The invention relates to a device for forming and controlling the outer wrapping of packs turned out by a cigarette packaging machine, and in particular, to a device capable of verifying the correct position of the outer wrapping, i.e. the label, of crush, or American style packs of cigarettes.
The prior art embraces a cigarette packaging machine disclosed in U.S. Pat. No. 3,948,115 in the name of the same applicant, in which substantially parallelepiped packs, consisting of a stack of cigarettes enveloped in foil, are introduced singly together with a sheet of wrapping material (the label) into the radial pockets of an indexing cylindrical conveyor wheel. The labels are formed from rectangular sheets of paper exhibiting printed matter, and are designed to cover the front, back and sides of the pack and one of its two ends, thereby constituting the outer wrapping of the crush type pack.
The label sheets are supplied singly through a vertical path, substantially at a tangent to the cylindrical surface of the conveyor wheel, in such a way that each folds about a respective pack into a "U" profile when slotted into the radial pocket offered by the wheel.

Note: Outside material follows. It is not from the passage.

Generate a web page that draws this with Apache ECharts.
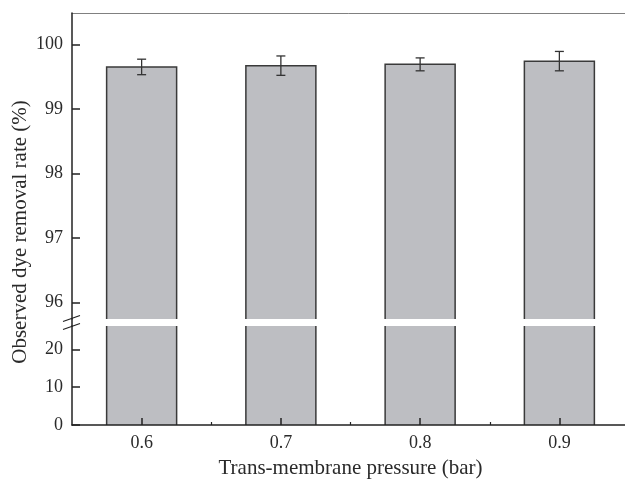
<!DOCTYPE html>
<html>
<head>
<meta charset="utf-8">
<script src="https://cdn.jsdelivr.net/npm/echarts@6/dist/echarts.min.js"></script>
<style>
  html, body { margin: 0; padding: 0; background: #fff; }
  #chart { width: 625px; height: 479px; }
</style>
</head>
<body>
<div id="chart"></div>
<script>
// Trans-membrane pressure (bar) and observed dye removal (%)
const pressures = [0.6, 0.7, 0.8, 0.9];
const removalRate = [99.65, 99.67, 99.69, 99.74];
const removalErr = [0.12, 0.15, 0.10, 0.15];

const xTickLabels = [0.6, 0.7, 0.8, 0.9];
const xMinorTicks = [0.65, 0.75, 0.85];
const yUpperTicks = [96, 97, 98, 99, 100];
const yLowerTicks = [0, 10, 20];

const FONT = 'Liberation Serif';
const TEXT = '#2a2a2a';
const AXIS = '#222';
const BAR_FILL = '#bdbec2';
const BAR_EDGE = '#3a3a3a';
const BAR_PX = 70;

const barData = pressures.map((p, i) => [p, removalRate[i]]);
const errData = pressures.map((p, i) => [p, removalRate[i] - removalErr[i], removalRate[i] + removalErr[i]]);

// Bar drawn as a filled rect plus an open outline (sides and top),
// so the axis break leaves a clean white gap.
function renderBar(params, api) {
  const top = api.coord([api.value(0), api.value(1)]);
  const base = api.coord([api.value(0), 0]);
  const x0 = top[0] - BAR_PX / 2, x1 = top[0] + BAR_PX / 2;
  return {
    type: 'group',
    children: [
      { type: 'rect', shape: { x: x0, y: top[1], width: BAR_PX, height: base[1] - top[1] },
        style: { fill: BAR_FILL } },
      { type: 'polyline', shape: { points: [[x0, base[1]], [x0, top[1]], [x1, top[1]], [x1, base[1]]] },
        style: { stroke: BAR_EDGE, lineWidth: 1.5, fill: null } }
    ]
  };
}

function renderErr(params, api) {
  const lo = api.coord([api.value(0), api.value(1)]);
  const hi = api.coord([api.value(0), api.value(2)]);
  const c = 4.5;
  const st = { stroke: '#333', lineWidth: 1.3 };
  return {
    type: 'group',
    children: [
      { type: 'line', shape: { x1: lo[0], y1: lo[1], x2: hi[0], y2: hi[1] }, style: st },
      { type: 'line', shape: { x1: hi[0] - c, y1: hi[1], x2: hi[0] + c, y2: hi[1] }, style: st },
      { type: 'line', shape: { x1: lo[0] - c, y1: lo[1], x2: lo[0] + c, y2: lo[1] }, style: st }
    ]
  };
}

const labelStyle = { fontFamily: FONT, fontSize: 18, color: TEXT };

const chart = echarts.init(document.getElementById('chart'), null, { renderer: 'canvas' });
chart.setOption({
  animation: false,
  backgroundColor: '#fff',
  grid: [
    { left: 72, width: 557, top: 13, height: 306, outerBoundsMode: 'none' },
    { left: 72, width: 557, top: 326, height: 99, outerBoundsMode: 'none' }
  ],
  xAxis: [
    // upper panel: only the top frame line
    { type: 'value', gridIndex: 0, min: 0.55, max: 0.95, position: 'top',
      axisLine: { show: true, lineStyle: { color: '#808080', width: 1 } },
      axisTick: { show: false }, axisLabel: { show: false }, splitLine: { show: false } },
    // lower panel: main x axis
    { type: 'value', gridIndex: 1, min: 0.55, max: 0.95, position: 'bottom', z: 5,
      name: 'Trans-membrane pressure (bar)', nameLocation: 'middle', nameGap: 33,
      nameTextStyle: { fontFamily: FONT, fontSize: 21, color: TEXT },
      axisLine: { show: true, lineStyle: { color: AXIS, width: 1.5 } },
      axisTick: { show: true, inside: true, length: 7, customValues: xTickLabels,
        lineStyle: { color: AXIS, width: 1.5 } },
      axisLabel: Object.assign({ margin: 9, customValues: xTickLabels,
        formatter: v => v.toFixed(1) }, labelStyle),
      splitLine: { show: false } },
    // lower panel: minor ticks
    { type: 'value', gridIndex: 1, min: 0.55, max: 0.95, position: 'bottom', offset: 0, z: 5,
      axisLine: { show: false },
      axisTick: { show: true, inside: true, length: 3, customValues: xMinorTicks,
        lineStyle: { color: AXIS, width: 1.2 } },
      axisLabel: { show: false }, splitLine: { show: false } }
  ],
  yAxis: [
    { type: 'value', gridIndex: 0, min: 95.748, max: 100.485, z: 5,
      axisLine: { show: true, lineStyle: { color: AXIS, width: 1.5 } },
      axisTick: { show: true, inside: true, length: 8, customValues: yUpperTicks,
        lineStyle: { color: AXIS, width: 1.5 } },
      axisLabel: Object.assign({ margin: 9, customValues: yUpperTicks }, labelStyle),
      splitLine: { show: false } },
    { type: 'value', gridIndex: 1, min: 0, max: 26.16, z: 5,
      axisLine: { show: true, lineStyle: { color: AXIS, width: 1.5 } },
      axisTick: { show: true, inside: true, length: 8, customValues: yLowerTicks,
        lineStyle: { color: AXIS, width: 1.5 } },
      axisLabel: Object.assign({ margin: 9, customValues: yLowerTicks }, labelStyle),
      splitLine: { show: false } }
  ],
  series: [
    { type: 'custom', xAxisIndex: 0, yAxisIndex: 0, clip: true, renderItem: renderBar, data: barData, z: 2 },
    { type: 'custom', xAxisIndex: 1, yAxisIndex: 1, clip: true, renderItem: renderBar, data: barData, z: 2 },
    { type: 'custom', xAxisIndex: 0, yAxisIndex: 0, clip: false, renderItem: renderErr, data: errData, z: 3 }
  ],
  graphic: [
    // y axis line through the break
    { type: 'line', shape: { x1: 72, y1: 318, x2: 72, y2: 327 }, style: { stroke: AXIS, lineWidth: 1.5 }, z: 10 },
    // break marks
    { type: 'line', shape: { x1: 63, y1: 321.5, x2: 80, y2: 315.5 }, style: { stroke: AXIS, lineWidth: 1.3 }, z: 10 },
    { type: 'line', shape: { x1: 63, y1: 329.5, x2: 80, y2: 323.5 }, style: { stroke: AXIS, lineWidth: 1.3 }, z: 10 },
    // y axis title
    { type: 'text', x: 20, y: 232, rotation: Math.PI / 2,
      style: { text: 'Observed dye removal rate (%)', fontFamily: FONT, fontSize: 21, fill: TEXT,
        align: 'center', verticalAlign: 'middle' } }
  ]
});
</script>
</body>
</html>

Once taken up by the wheel, the two endmost strips of the label which project outward from the pocket are flattened against one side of the pack by fixed and moving folder mechanisms. Thus, the label is made to ensheath the pack carried internally of the wheel, with its two ends overlapping along one side of the parallelepiped, namely, that facing outward from the pocket.
Notwithstanding the inclusion of means for guiding and adjusting the label sheets during their passage down the vertical supply path, and of an end stop, it can happen that a sheet will not be correctly aligned with the pack at the moment of their being slotted into a pocket of the conveyor wheel. More precisely, the sheet may not be positioned with its axis exactly vertical, or may not have located against the end stop, at the moment when the pack is brought to bear.
Such defects in adjustment of the sheet, in relation to the pack, may be of an order that will occasion jamming during subsequent packaging operations, due to unwarranted creasing, or tearing of the label. In these instances, the defective packs will be removed either manually or automatically.
Where defects in adjustment of the label are of a minor order, that is, not such as will cause a jam, but sufficient to compromise appearance, the defective packs will be removed only in the event of their being singled out by the operator; examples of such minor defects would be a pack in which the overlapping label ends are not exactly parallel with the adjacent edges of the pack itself, or a pack enveloped by a label exhibiting less than perfect alignment of its printed matter in relation to the face of the pack on which it appears.
The object of the invention is that of providing a device for forming the outer wrapping of crush type cigarette packs, in which any defect in adjustment of the label is detected automatically in order to enable automatic rejection of sub-standard packs.